**** The records
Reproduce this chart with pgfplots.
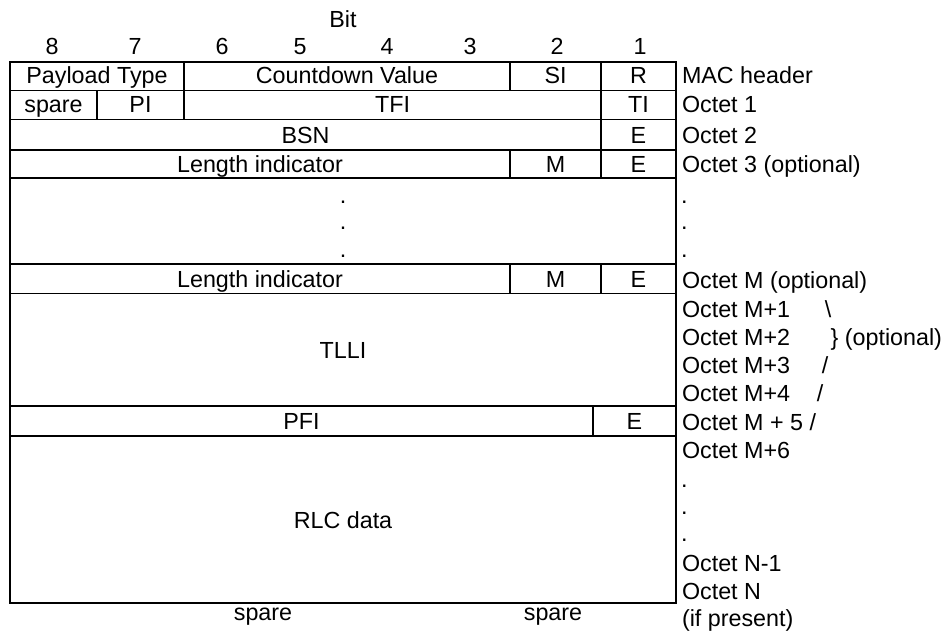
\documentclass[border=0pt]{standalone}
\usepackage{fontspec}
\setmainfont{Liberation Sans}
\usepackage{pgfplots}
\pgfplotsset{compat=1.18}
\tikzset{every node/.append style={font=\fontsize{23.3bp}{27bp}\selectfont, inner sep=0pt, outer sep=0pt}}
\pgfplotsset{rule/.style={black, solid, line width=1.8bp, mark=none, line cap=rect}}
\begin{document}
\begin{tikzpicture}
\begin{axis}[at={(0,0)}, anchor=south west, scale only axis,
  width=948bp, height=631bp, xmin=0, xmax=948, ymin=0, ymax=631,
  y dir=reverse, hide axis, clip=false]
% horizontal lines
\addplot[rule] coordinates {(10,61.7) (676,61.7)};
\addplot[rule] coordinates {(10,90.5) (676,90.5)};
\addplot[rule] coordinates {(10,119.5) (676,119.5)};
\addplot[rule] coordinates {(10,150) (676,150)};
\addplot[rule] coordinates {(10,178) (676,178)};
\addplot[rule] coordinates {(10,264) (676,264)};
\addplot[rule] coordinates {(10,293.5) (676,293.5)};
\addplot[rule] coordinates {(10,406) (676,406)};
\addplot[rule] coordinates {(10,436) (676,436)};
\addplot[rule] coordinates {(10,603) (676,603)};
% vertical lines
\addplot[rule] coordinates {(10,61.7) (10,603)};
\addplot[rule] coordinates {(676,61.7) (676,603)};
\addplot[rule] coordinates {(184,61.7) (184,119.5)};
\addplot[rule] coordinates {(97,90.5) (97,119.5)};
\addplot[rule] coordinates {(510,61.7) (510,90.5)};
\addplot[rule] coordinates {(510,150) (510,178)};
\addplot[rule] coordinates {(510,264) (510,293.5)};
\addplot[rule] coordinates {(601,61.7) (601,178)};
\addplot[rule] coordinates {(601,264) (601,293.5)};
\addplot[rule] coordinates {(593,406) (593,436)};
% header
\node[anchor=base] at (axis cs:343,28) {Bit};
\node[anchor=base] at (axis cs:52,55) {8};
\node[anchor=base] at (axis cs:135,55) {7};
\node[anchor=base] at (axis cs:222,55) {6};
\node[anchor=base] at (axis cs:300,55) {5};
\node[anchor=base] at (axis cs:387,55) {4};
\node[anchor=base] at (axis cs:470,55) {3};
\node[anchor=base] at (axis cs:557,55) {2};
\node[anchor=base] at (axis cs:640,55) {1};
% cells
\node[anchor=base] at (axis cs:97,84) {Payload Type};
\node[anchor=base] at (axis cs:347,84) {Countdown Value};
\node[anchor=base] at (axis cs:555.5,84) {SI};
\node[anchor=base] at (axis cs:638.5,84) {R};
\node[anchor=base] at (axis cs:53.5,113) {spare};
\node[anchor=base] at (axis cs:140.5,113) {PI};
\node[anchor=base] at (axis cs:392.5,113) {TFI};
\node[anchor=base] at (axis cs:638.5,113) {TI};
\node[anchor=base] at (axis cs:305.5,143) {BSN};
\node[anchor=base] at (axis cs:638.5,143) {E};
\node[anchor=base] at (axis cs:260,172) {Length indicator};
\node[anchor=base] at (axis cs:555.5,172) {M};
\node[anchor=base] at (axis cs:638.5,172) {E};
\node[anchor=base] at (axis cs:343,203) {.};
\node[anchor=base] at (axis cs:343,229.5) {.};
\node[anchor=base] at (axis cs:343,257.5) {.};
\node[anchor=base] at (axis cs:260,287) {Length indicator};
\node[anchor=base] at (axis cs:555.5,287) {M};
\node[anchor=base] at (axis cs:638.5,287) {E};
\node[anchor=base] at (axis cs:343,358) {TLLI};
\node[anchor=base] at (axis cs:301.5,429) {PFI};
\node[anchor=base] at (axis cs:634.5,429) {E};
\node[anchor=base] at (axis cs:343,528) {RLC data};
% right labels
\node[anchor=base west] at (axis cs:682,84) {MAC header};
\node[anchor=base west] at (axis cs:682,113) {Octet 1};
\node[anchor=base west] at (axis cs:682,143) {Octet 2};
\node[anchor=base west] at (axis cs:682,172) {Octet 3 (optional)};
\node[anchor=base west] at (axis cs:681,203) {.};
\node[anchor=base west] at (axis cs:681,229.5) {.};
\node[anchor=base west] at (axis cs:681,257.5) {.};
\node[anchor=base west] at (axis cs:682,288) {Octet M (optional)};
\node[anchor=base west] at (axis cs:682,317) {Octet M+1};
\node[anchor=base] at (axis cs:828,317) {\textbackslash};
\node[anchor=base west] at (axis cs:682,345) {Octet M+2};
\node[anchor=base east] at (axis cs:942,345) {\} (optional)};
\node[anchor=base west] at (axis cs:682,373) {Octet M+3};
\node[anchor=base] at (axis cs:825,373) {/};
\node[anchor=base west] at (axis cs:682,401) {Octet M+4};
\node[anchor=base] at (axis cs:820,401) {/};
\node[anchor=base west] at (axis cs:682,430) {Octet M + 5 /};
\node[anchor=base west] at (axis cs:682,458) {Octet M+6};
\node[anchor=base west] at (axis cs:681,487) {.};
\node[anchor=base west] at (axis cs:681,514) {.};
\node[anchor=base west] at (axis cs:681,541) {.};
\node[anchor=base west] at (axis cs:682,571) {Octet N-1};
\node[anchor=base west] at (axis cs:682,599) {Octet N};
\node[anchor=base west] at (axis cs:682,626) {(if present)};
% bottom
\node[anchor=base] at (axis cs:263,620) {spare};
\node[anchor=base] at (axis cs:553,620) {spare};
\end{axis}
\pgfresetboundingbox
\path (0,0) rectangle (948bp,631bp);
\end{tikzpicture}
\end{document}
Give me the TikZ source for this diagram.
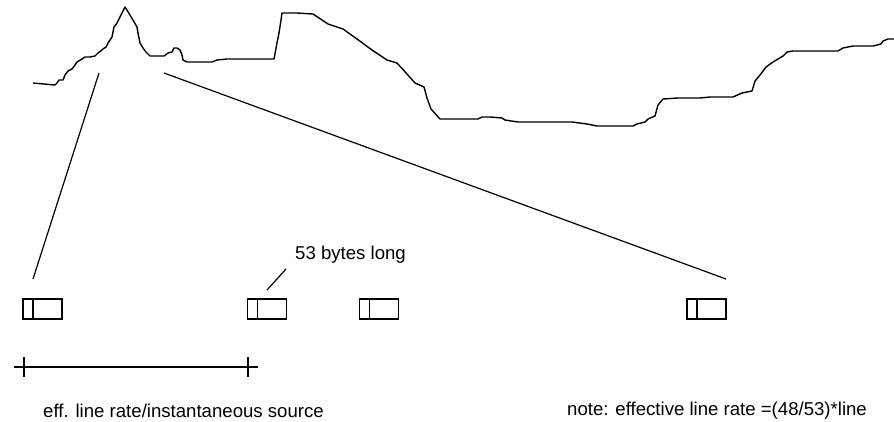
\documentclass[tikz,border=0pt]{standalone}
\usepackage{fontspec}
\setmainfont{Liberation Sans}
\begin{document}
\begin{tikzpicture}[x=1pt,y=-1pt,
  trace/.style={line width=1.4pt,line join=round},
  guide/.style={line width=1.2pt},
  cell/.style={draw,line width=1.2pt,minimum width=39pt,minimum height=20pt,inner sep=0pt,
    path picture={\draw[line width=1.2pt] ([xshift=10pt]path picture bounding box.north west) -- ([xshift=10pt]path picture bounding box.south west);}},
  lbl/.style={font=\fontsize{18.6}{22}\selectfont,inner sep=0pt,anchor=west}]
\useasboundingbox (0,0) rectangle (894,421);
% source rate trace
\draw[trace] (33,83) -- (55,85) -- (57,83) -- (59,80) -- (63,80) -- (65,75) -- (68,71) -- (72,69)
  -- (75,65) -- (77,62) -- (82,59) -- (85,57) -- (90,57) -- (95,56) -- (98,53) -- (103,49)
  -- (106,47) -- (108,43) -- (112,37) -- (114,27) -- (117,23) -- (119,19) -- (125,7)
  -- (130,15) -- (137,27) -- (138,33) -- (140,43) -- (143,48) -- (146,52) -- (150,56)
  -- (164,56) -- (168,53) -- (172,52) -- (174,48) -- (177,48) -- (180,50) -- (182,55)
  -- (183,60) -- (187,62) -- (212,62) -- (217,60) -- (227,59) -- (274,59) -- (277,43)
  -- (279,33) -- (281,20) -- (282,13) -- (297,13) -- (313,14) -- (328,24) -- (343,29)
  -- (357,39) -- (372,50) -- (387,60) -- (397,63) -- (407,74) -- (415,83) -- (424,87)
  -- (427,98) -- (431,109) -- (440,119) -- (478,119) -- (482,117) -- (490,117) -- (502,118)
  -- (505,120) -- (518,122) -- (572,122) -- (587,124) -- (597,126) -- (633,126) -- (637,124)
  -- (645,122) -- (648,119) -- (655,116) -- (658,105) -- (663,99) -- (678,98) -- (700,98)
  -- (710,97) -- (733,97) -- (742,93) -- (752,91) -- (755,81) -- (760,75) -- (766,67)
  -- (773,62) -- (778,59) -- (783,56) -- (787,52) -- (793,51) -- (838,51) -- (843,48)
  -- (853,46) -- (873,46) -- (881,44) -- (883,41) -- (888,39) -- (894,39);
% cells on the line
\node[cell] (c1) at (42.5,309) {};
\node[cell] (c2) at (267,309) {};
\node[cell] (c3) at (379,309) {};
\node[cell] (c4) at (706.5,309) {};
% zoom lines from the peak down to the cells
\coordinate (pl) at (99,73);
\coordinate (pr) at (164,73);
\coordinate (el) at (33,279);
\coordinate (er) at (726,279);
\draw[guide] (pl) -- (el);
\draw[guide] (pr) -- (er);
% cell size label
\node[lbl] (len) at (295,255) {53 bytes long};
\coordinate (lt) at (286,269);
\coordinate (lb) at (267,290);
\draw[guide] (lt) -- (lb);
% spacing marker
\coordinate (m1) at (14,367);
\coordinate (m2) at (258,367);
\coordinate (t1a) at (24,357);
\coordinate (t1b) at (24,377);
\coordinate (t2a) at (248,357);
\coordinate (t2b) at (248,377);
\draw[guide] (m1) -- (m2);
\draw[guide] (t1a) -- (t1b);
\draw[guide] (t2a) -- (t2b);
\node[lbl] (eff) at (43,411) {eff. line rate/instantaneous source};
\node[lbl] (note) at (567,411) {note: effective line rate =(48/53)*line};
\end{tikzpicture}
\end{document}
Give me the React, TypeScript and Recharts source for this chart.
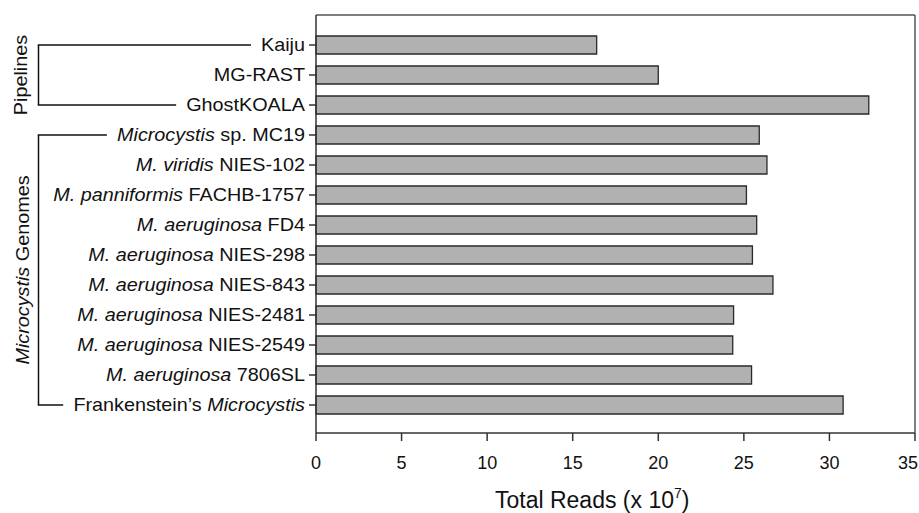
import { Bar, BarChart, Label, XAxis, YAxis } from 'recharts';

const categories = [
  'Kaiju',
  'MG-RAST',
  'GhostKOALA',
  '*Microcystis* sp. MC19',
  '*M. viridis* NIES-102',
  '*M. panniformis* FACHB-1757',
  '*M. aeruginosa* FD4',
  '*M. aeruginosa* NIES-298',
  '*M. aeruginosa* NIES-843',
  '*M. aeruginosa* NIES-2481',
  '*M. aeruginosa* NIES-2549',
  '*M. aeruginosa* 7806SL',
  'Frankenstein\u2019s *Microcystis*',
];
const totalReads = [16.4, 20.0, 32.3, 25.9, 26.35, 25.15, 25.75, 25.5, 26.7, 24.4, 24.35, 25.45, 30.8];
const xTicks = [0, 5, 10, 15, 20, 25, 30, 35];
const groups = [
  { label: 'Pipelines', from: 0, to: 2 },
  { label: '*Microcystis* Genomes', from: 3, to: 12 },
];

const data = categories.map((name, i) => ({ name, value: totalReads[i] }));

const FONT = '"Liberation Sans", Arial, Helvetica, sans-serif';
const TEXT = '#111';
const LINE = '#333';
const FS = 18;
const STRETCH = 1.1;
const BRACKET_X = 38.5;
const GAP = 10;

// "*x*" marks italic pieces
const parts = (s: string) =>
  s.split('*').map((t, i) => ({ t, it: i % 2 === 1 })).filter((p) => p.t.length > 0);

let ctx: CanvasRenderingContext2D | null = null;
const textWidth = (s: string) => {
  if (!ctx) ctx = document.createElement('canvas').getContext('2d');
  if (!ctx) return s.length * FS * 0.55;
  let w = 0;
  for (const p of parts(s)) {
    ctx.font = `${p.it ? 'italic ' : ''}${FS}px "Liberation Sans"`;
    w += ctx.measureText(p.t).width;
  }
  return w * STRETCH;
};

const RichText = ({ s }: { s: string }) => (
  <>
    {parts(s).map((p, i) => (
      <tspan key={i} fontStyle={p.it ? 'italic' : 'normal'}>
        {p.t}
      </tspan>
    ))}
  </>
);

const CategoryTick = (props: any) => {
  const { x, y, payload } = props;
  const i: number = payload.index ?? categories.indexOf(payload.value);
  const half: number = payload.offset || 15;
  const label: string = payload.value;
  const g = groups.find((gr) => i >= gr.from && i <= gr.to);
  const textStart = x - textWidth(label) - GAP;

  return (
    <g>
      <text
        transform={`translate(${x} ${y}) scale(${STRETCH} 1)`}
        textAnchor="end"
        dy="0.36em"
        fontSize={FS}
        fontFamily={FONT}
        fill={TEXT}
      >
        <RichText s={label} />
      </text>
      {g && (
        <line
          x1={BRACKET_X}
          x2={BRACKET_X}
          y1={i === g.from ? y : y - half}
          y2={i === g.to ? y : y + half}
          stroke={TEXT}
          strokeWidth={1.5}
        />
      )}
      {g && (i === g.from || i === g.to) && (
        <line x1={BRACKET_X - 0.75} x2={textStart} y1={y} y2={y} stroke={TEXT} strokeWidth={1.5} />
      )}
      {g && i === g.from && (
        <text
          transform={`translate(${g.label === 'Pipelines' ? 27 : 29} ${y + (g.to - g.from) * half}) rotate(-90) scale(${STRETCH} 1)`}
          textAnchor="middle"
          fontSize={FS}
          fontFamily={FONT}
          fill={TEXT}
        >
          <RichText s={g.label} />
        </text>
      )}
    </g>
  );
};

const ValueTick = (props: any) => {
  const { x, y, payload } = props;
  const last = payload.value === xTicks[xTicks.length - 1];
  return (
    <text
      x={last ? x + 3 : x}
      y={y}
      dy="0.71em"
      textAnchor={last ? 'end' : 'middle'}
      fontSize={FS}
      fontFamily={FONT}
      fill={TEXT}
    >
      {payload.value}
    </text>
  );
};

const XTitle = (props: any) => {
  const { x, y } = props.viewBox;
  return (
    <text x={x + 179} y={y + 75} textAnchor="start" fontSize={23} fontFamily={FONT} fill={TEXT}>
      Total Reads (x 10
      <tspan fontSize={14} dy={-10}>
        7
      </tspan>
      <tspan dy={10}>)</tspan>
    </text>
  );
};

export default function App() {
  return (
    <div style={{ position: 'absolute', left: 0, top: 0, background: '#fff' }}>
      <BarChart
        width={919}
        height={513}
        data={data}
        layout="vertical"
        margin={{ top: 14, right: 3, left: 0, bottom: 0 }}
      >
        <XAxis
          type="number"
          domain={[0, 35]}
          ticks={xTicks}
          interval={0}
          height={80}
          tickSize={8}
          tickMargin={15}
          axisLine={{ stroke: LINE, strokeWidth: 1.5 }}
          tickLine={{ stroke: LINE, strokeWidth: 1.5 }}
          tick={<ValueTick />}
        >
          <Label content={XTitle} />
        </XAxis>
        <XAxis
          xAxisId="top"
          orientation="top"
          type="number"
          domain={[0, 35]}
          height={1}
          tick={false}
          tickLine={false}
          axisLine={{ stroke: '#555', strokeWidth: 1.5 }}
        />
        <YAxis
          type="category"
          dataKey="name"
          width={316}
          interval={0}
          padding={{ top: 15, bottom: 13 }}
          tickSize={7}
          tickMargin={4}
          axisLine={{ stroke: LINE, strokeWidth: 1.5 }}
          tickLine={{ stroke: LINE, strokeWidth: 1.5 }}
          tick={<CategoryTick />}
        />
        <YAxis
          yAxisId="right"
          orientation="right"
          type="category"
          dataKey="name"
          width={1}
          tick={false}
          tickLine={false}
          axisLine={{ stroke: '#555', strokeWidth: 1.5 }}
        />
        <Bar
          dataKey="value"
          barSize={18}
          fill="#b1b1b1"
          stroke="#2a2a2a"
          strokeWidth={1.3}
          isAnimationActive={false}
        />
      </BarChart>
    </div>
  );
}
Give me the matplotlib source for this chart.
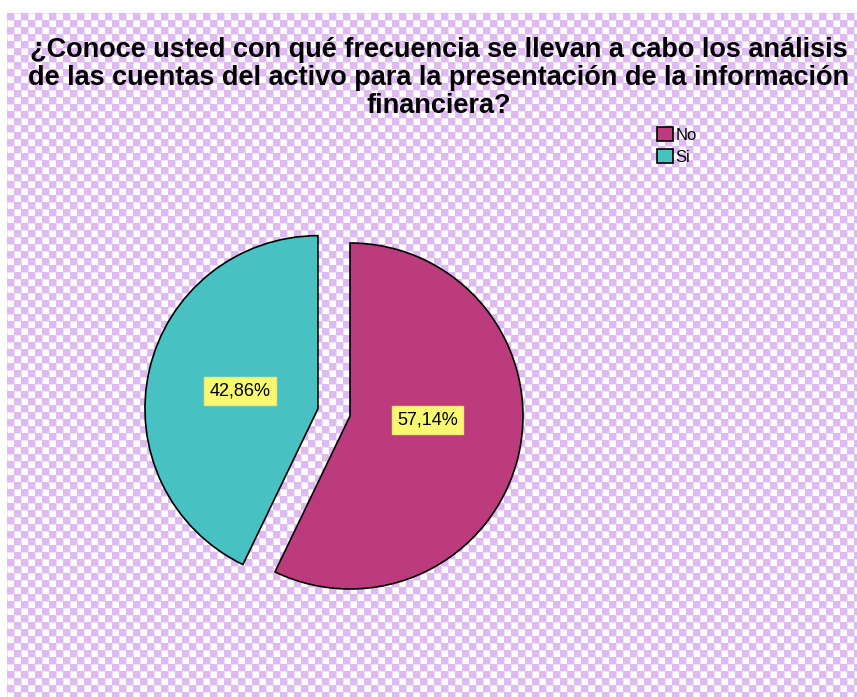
********
**Task directions**
Restate word for word the lines that begin at the one with "Give me the React, TypeScript" and end at the one with "s.split('*').map((t, i) =>", including both, and leave every picture aside.

**Response to this exercise**
Give me the React, TypeScript and Recharts source for this chart.
import { Bar, BarChart, Label, XAxis, YAxis } from 'recharts';

const categories = [
  'Kaiju',
  'MG-RAST',
  'GhostKOALA',
  '*Microcystis* sp. MC19',
  '*M. viridis* NIES-102',
  '*M. panniformis* FACHB-1757',
  '*M. aeruginosa* FD4',
  '*M. aeruginosa* NIES-298',
  '*M. aeruginosa* NIES-843',
  '*M. aeruginosa* NIES-2481',
  '*M. aeruginosa* NIES-2549',
  '*M. aeruginosa* 7806SL',
  'Frankenstein\u2019s *Microcystis*',
];
const totalReads = [16.4, 20.0, 32.3, 25.9, 26.35, 25.15, 25.75, 25.5, 26.7, 24.4, 24.35, 25.45, 30.8];
const xTicks = [0, 5, 10, 15, 20, 25, 30, 35];
const groups = [
  { label: 'Pipelines', from: 0, to: 2 },
  { label: '*Microcystis* Genomes', from: 3, to: 12 },
];

const data = categories.map((name, i) => ({ name, value: totalReads[i] }));

const FONT = '"Liberation Sans", Arial, Helvetica, sans-serif';
const TEXT = '#111';
const LINE = '#333';
const FS = 18;
const STRETCH = 1.1;
const BRACKET_X = 38.5;
const GAP = 10;

// "*x*" marks italic pieces
const parts = (s: string) =>
  s.split('*').map((t, i) => ({ t, it: i % 2 === 1 })).filter((p) => p.t.length > 0);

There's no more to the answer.